Bayesian differential privacy for free?

Posted in Books, pictures, Statistics with tags , , , , , , , , , , , , on September 24, 2023 by xi'an

“We are interested in the question of how we can build differentially-private algorithms within the Bayesian framework. More precisely, we examine when the choice of prior is sufficient to guarantee differential privacy for decisions that are derived from the posterior distribution (…) we show that the Bayesian statistician’s choice of prior distribution ensures a base level of data privacy through the posterior distribution; the statistician can safely respond to external queries using samples from the posterior.”

Recently I came across this 2016 JMLR paper of Christos Dimitrakakis et al. on “how Bayesian inference itself can be used directly to provide private access to data, with no modification.” Which comes as a surprise since it implies that Bayesian sampling would be enough, per se, to keep both the data private and the information it conveys available. The main assumption on which this result is based is one of Lipschitz continuity of the model density, namely that, for a specific (pseudo-)distance ρ

|\log f(x|\theta)-\log f(y|\theta)|\le L\rho(x,y)
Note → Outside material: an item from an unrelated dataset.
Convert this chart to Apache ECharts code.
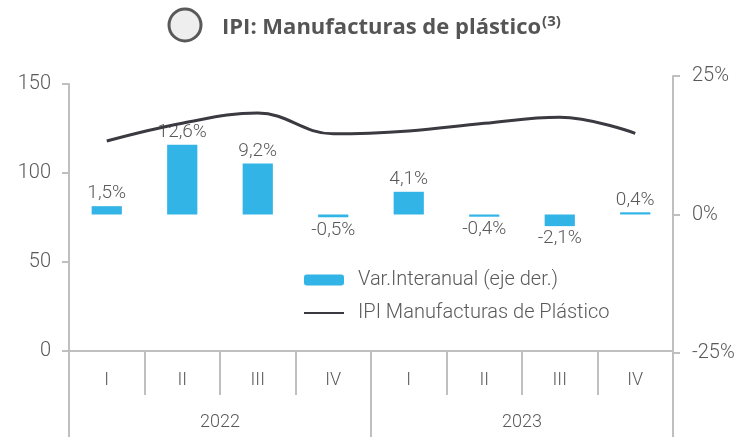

uniformly in θ over a set Θ with enough prior mass

\pi(\Theta)\ge 1-e^{-\epsilon}

for an ε>0. In this case, the Kullback-Leibler divergence between the posteriors π(θ|x) and π(θ|y) is bounded by a constant times ρ(x,y). (The constant being 2L when Θ is the entire parameter space.) This condition ensures differential privacy on the posterior distribution (and even more on the associated MCMC sample). More precisely, (2L,0)-differentially private in the case Θ is the entire parameter space. While there is an efficiency issue linked with the result since the bound L being set by the model and hence immovable, this remains a fundamental result for the field (as shown by its high number of citations).